What is one of your most memorable experiences doing hair? Since you've worked with a lot of amazing people!
I have had many honors to work amongst the best of the best in the industry. I have so many to account for. One of the many blessings I have is becoming a Tearsheet Artist in New York back in 2013. Through Tearsheet, I have met many like minded artists who have opened doors for me to be in the presence of great figures. One of my first experiences was to work amongst Giovanni Giuntoli and his team in NYFW in September of 2013. There I met Rodney Cutler (one of the most elite trend setting hair artist's) in NY. I got to assist behind Betsey Johnson’s Fashion show with his team. I was with my hair bestie Timka Tremouille who knew Rodney from Redken Symposium 2013. That same season I was asked to assist the wonderful Elin Nyberg after doing a Juan Carlos Obando Show in the meat packing district. I met the talented designer Guo Pei and was working with Fadil Berisha. Thanks to super talented makeup Guru Wendi Miyake (I met at a Tearsheet workshop) who thought of me when I was in New York at that time and wanted me to be a part of her team. It was in that fashion season that I knew I wanted to sharpen my skills and expand my knowledge even more as a hair artist.
What are some easy hair tips to looking flawless for the everyday girl or something of that nature. What would you say are Top 5 tips?
- Moisturize your hair! But you must fInd the right product for YOUR hair. Not all products are created equal. What works for fine hair won’t be enough for a lady with coarse to medium hair. Ask your hairstylist what would be best for you.
- Please get those tresses trimmed every 3 to 6 months. If you want Mermaid hair that is strong and healthy, those ends need to be maintained.
- Minimize wearing those hair ties. Instead, use bobby pins or pins to pin in your top buns or attach 2 pins to each end of a hair tie to minimize the tension you are putting on your hair. Doing so will help your hair from breaking.
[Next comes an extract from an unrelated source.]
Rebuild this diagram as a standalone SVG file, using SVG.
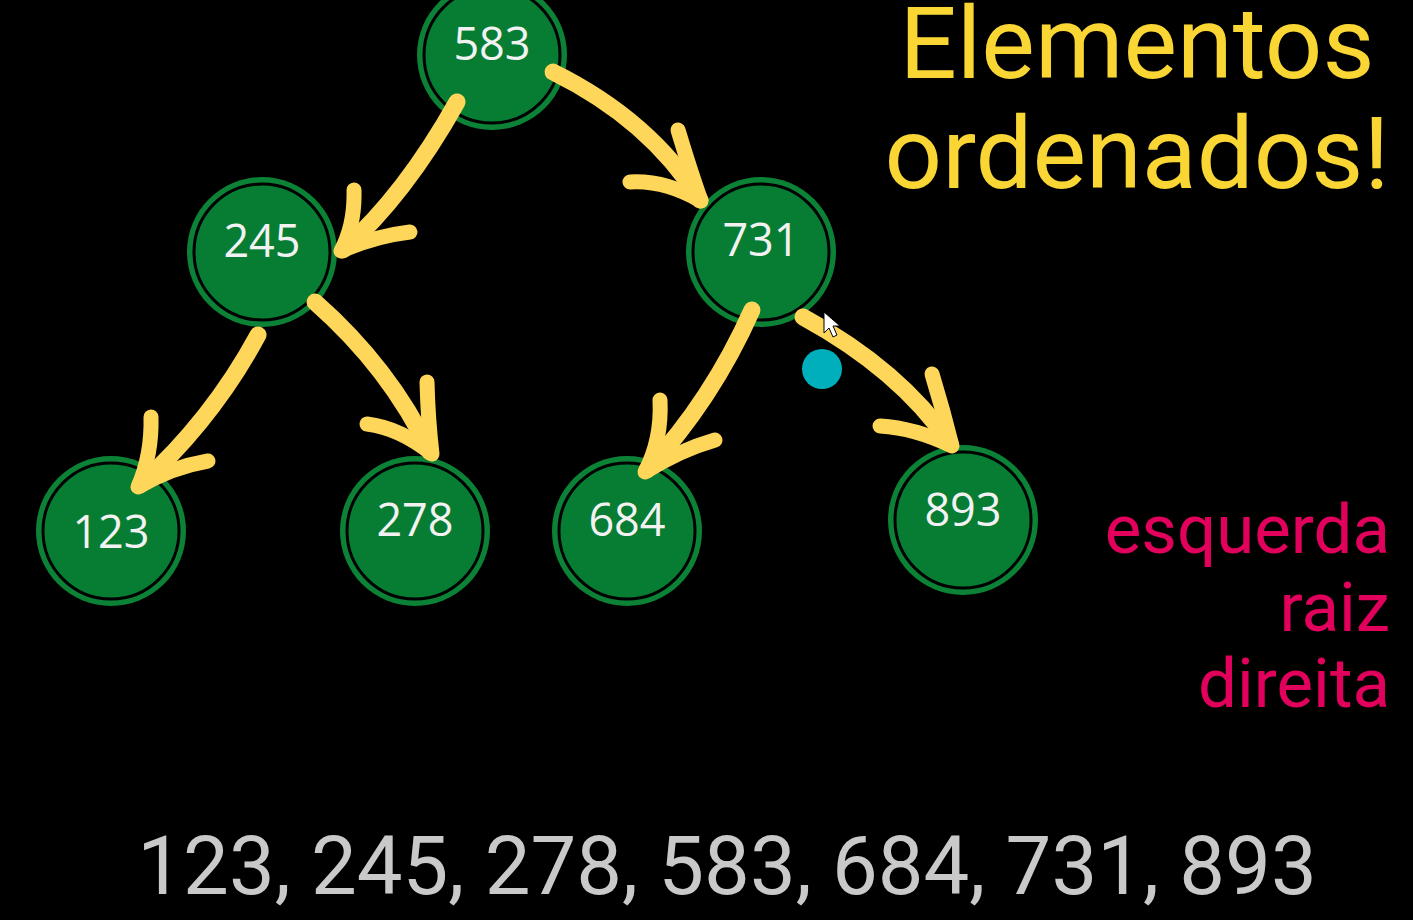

- Do you have curly or big wavy hair? Use a satin pillowcase and oil down your tresses and braid that hair down into two braids. This helps with waking up with unruly hair.
- Did you just curl your long, beautiful hair and are afraid of losing them while you sleep? I like to wear a really high top bun and pinning it down with 3 hair pins (making a triangle) to sleep. This way when you wake up, your hair is still neatly wrapped in curls and you can sleep wildly at peace.
Stacey, you are amazing for everything you just shared with us and we know you have more goals to accomplish. You told us that you want to start your own salon someday. What are the feelings (excitement and insecurities) and the steps you are taking to get you there?
Yes, this is a grand dream of mine that I am slowly working towards. It is most definitely my biggest adventure yet. I am so excited for the idea, but I need to do my research before I get ahead of myself. I am looking into locations and places where I would want to see my salon. With the economy slowly rising and housing market is going up, I am expecting rent to be high. So, I have to make sure I am financially organized and find a place that can fit my budget. I have also sought advice from mentors and to see what they have done in taking the steps to achieve their salon. It has been really inspiring to hear and take notes of what can work and what doesn’t. Right now, I know that I want to sharpen my skills as an artist. Social media has been a great platform for many artists and I want to start having a stronger presence there as well. It is hard to do this alone, since I haven’t approached this before. I do occasionally worry that it is too grand of a dream, but I know that if I set it up and start working towards it, it will come. Maybe not this year, but in the near future.